Quello che scrive il Daily Mail non è oggettivo e non potrà mai esserlo, quindi mi spingerei oltre. Più che alla bellezza o bruttezza del logo del Napoli, io guarderei alla cosa più importante e al tempo stesso divertente: i commenti sotto il vostro, di pezzo (Michele ha avuto modo di visionare il nostro pezzo e quindi anche i commenti, ndr). C’è una comunità che si riconosce e si identifica in una N cerchiata. E questa è una grandissima cosa. C’è interesse, partecipazione. Ed è questo quello che conta, anche perché i simboli possono variare nel tempo. La stessa storia del logo del Napoli ci dice che le tradizioni sono fatte per essere rispettate, ma possono anche essere violate: la società azzurra, storicamente, è rappresentata da un cavallo rampante che poggia su un pallone da calcio. Poi questo cavallo è diventato un ciuccio, che è un simbolo riconoscibile e a cui tutti associano il Napoli. Ebbene, non parte tutto da un cambiamento? Quindi, come dire: questi discorsi sono banali, lasciano il tempo che trovano. Il bello sta nel rapporto identitario tra una collettività e i suoi simboli. Dire se un logo è bello o è brutto, vuol dire analizzarlo dal punto di vista strettamente progettuale e grafico e da quello del successo presso le persone che rappresenta.

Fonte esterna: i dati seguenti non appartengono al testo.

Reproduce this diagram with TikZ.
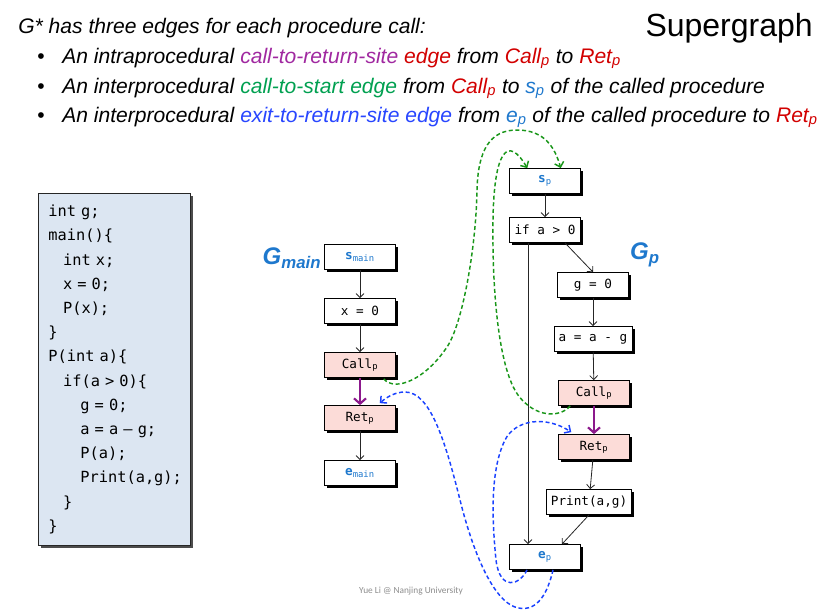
\documentclass[tikz,border=0pt]{standalone}
\usepackage{fontspec}
\setmainfont{Liberation Sans}
\setmonofont{DejaVu Sans Mono}
\newfontfamily\footfont{Carlito}
\usepackage{tikz}
\usetikzlibrary{calc,arrows.meta,shadows}
\usepackage{xcolor}

\definecolor{ctrpurple}{RGB}{160,40,160}
\definecolor{ctrred}{RGB}{210,0,0}
\definecolor{ctsgreen}{RGB}{0,160,80}
\definecolor{etrblue}{RGB}{40,70,255}
\definecolor{nodeblue}{RGB}{30,120,205}
\definecolor{callfill}{RGB}{252,220,216}
\definecolor{codefill}{RGB}{220,230,242}
\definecolor{dashgreen}{RGB}{25,150,25}
\definecolor{dashblue}{RGB}{25,65,255}
\definecolor{edgepurple}{RGB}{140,25,140}

\begin{document}
\begin{tikzpicture}[x=0.75pt, y=-0.75pt,
    hdr/.style={font=\itshape\fontsize{15.8}{18}\selectfont, anchor=base west, inner sep=0},
    dot/.style={font=\fontsize{15.8}{18}\selectfont, anchor=base, inner sep=0},
    stmt/.style={draw=black, line width=0.6pt, fill=white, minimum width=53pt, minimum height=18.75pt,
        inner xsep=3.5pt, inner ysep=2pt, font=\ttfamily\fontsize{9.5}{10}\selectfont,
        drop shadow={shadow xshift=2pt, shadow yshift=-2pt, fill=black, opacity=1}},
    callret/.style={stmt, fill=callfill},
    glabel/.style={font=\bfseries\itshape\fontsize{18}{20}\selectfont, text=nodeblue},
    flow/.style={-{Straight Barb[length=3pt, width=6pt]}, line width=0.6pt, black!85},
    c2r/.style={-{Straight Barb[length=4pt, width=9pt]}, line width=1.6pt, edgepurple},
    c2s/.style={-{Straight Barb[length=3.5pt, width=7pt]}, line width=1.1pt, dashgreen, dash pattern=on 3pt off 2pt},
    e2r/.style={-{Straight Barb[length=3.5pt, width=7pt]}, line width=1.1pt, dashblue, dash pattern=on 3pt off 2pt}]

    \useasboundingbox (0,0) rectangle (828,612);

    % Heading
    \node[hdr] (title) at (18,33) {G* has three edges for each procedure call:};
    \node[font=\fontsize{24}{28}\selectfont, anchor=base east, inner sep=0] (super) at (813,36) {Supergraph};
    \foreach \y/\n in {63/A,93/B,122/C}
        \node[dot] (dot\n) at (41,\y) {\textbullet};
    \node[hdr] (lineA) at (62,63) {An intraprocedural \textcolor{ctrpurple}{call-to-return-site} \textcolor{ctrred}{edge} from \textcolor{ctrred}{Call\textsubscript{p}} to \textcolor{ctrred}{Ret\textsubscript{p}}};
    \node[hdr] (lineB) at (62,93) {An interprocedural \textcolor{ctsgreen}{call-to-start edge} from \textcolor{ctrred}{Call\textsubscript{p}} to \textcolor{nodeblue}{s\textsubscript{p}} of the called procedure};
    \node[hdr] (lineC) at (62,122) {An interprocedural \textcolor{etrblue}{exit-to-return-site edge} from \textcolor{nodeblue}{e\textsubscript{p}} of the called procedure to \textcolor{ctrred}{Ret\textsubscript{p}}};

    % Source program
    \node[draw=black!85, line width=0.6pt, fill=codefill, anchor=north west, minimum width=114pt, minimum height=264pt,
        inner xsep=7.5pt, text width=99pt, align=left, font=\ttfamily\fontsize{11.5}{18.15}\selectfont,
        drop shadow={shadow xshift=2pt, shadow yshift=-2pt, fill=black!70, opacity=1}] (code) at (38,193)
        {int\ g;\\
         main()\{\\
         \hspace*{11pt}int\ x;\\
         \hspace*{11pt}x = 0;\\
         \hspace*{11pt}P(x);\\
         \}\\
         P(int\ a)\{\\
         \hspace*{11pt}if(a > 0)\{\\
         \hspace*{24pt}g = 0;\\
         \hspace*{24pt}a = a – g;\\
         \hspace*{24pt}P(a);\\
         \hspace*{24pt}Print(a,g);\\
         \hspace*{11pt}\}\\
         \}};

    % G_main
    \node[glabel] (gmain) at (292,258) {G\textsubscript{main}};
    \node[stmt] (mstart) at (360,257) {\textcolor{nodeblue}{\textbf{s}\textsubscript{main}}};
    \node[stmt] (mx) at (360,311) {x = 0};
    \node[callret] (mcall) at (360,365) {Call\textsubscript{p}};
    \node[callret] (mret) at (360,418) {Ret\textsubscript{p}};
    \node[stmt] (mexit) at (360,473) {\textcolor{nodeblue}{\textbf{e}\textsubscript{main}}};

    \draw[flow] (mstart) -- (mx);
    \draw[flow] (mx) -- (mcall);
    \draw[c2r] (mcall) -- (mret);
    \draw[flow] (mret) -- (mexit);

    % G_p
    \node[glabel] (gp) at (645,255) {G\textsubscript{p}};
    \node[stmt] (pstart) at (545,181) {\textcolor{nodeblue}{\textbf{s}\textsubscript{p}}};
    \node[stmt] (pif) at (545,230) {if a > 0};
    \node[stmt] (pg) at (593,285) {g = 0};
    \node[stmt] (pa) at (593,339) {a = a - g};
    \node[callret] (pcall) at (594,393) {Call\textsubscript{p}};
    \node[callret] (pret) at (594,447) {Ret\textsubscript{p}};
    \node[stmt] (pprint) at (589,502) {Print(a,g)};
    \node[stmt] (pexit) at (545,557) {\textcolor{nodeblue}{\textbf{e}\textsubscript{p}}};

    \draw[flow] (pstart) -- (pif);
    \draw[flow] ($(pif.south)+(20,0)$) -- (pg.north);
    \draw[flow] (pg) -- (pa);
    \draw[flow] (pa) -- (pcall);
    \draw[c2r] (pcall) -- (pret);
    \draw[flow] (pret) -- (pprint);
    \draw[flow] (pprint.south) -- ($(pexit.north)+(17,0)$);
    \draw[flow] ($(pif.south)+(-17,0)$) -- ($(pexit.north)+(-17,0)$);

    % call-to-start edges
    \draw[c2s] ($(mcall.south east)+(-12,1)$) .. controls (395,392) and (425,380) .. (447,347)
        .. controls (462,325) and (476,250) .. (477,190)
        .. controls (478,150) and (490,130) .. (517,130)
        .. controls (545,130) and (555,148) .. ($(pstart.north east)+(-20,0)$);
    \draw[c2s] ($(pcall.south west)+(12,0)$) .. controls (560,418) and (535,418) .. (518,395)
        .. controls (500,370) and (492,300) .. (493,220)
        .. controls (494,150) and (508,135) .. ($(pstart.north west)+(18,0)$);

    % exit-to-return-site edges
    \draw[e2r] ($(pexit.south)+(8,0)$) .. controls (545,605) and (530,612) .. (515,607)
        .. controls (495,600) and (475,560) .. (460,500)
        .. controls (445,440) and (430,392) .. (405,392)
        .. controls (395,392) and (387,397) .. ($(mret.north east)+(-16,-2)$);
    \draw[e2r] ($(pexit.south)+(-18,0)$) .. controls (520,585) and (500,592) .. (496,560)
        .. controls (492,520) and (490,470) .. (505,440)
        .. controls (515,420) and (545,415) .. ($(pret.north west)+(13,-2)$);

    % Footer
    \node[font=\footfont\fontsize{7}{8}\selectfont, text=black!45] (credit) at (411,591) {Yue Li @ Nanjing University};
\end{tikzpicture}
\end{document}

E quindi, dal punto di vista di un progettista grafico: com’è lo stemma del Napoli?
Io credo che sia rappresentativo innanzitutto per una questione storica, perché è il risultato di un percorso che inizia negli anni Venti (la prima N stilizzata in un cerchio è del 1928) e poi giunge fino a noi con varie modifiche. Il fatto che ci sia solamente una N lo rende ambiguo, in quanto potrebbe riferirsi a qualsiasi cosa inizi con questa lettera, però ormai il rapporto del club con questo simbolo è emblematico. Dal punto di vista ancora e più strettamente tecnico, posso dire che con i colori siamo perfettamente in linea con la storia e con la tavolozza cromatica del golfo. Una considerazione personale riguarda il font (il tipo di carattere, ndr) utilizzato per la N: secondo me, non è immediatamente riconducibile alla città. Una introduzione abbastanza recente è quella dell’ombreggiatura tridimensionale, che è appena percettibile ma che è un po’ figlia degli anni Duemila. Il logo è del 2006, e rappresenta in tutto e per tutto il periodo in cui tutti i brand tendevano a rendere tridimensionale i loro simboli.
Come interpreti, alla luce di tutto questo, quella che possiamo definire come “la critica alla critica” del Daily Mail?
Guarda, ti ripeto. I giudizi estetici restano appunto giudizi, soprattutto in un campo come quello legato a una passione popolare come il calcio. Tutto è mutevole, tutto può cambiare e restare uguale. E quindi, tutto è criticabile. Considera che, ad esempio, lo studio milanese che si è occupato del restyling del logo dell’Inter ha deciso di lavorare esclusivamente per pulire il simbolo originario. Per cambiare senza cambiare niente, semplicemente per armonizzare il tutto. Lo stesso studio si è occupato del simbolo del museo Madre a Napoli, ed è stato criticato per gli stessi motivi per cui il Daily Mail ha definito brutto il logo del club partenopeo. Per farti capire come ogni cosa sia suscettibile di cambiamenti e ogni giudizio possa essere opinabile, rimando tutti a recuperare un articolo vecchio di quasi novant’anni, pubblicato dal Guerin Sportivo del 1928 e scritto da Carlin Bergoglio. Si intitolava L’Araldica dei Calci.
Bergoglio era un umorista, giornalista e disegnatore, e si divertì a immaginare quelle che secondo lui erano le mascotte dei più importanti club di calcio italiani dell’epoca. Il Milan è rappresentato da un diavolo, la Juventus da una zebra. L’Atalanta dalla Dea e l’Inter da un serpente. Tutta roba che è giunta fino a noi. Ma non è così, almeno non sempre: la Lazio è infatti rappresentata da un bufalo e la Fiorentina da una cavalletta. Disegni ed emblemi che non si sono mai più visti, semplicemente perché non hanno avuto successo.
E il Napoli?
Il Napoli, appunto. È rappresentato da una specie di folletto o giullare che suona uno strumento a percussione tipico del Meridione. Ora non mi viene il nome, però.
Lo strumento in questione è il triccheballacche. Ed effettivamente non si è mai più visto. Per fortuna.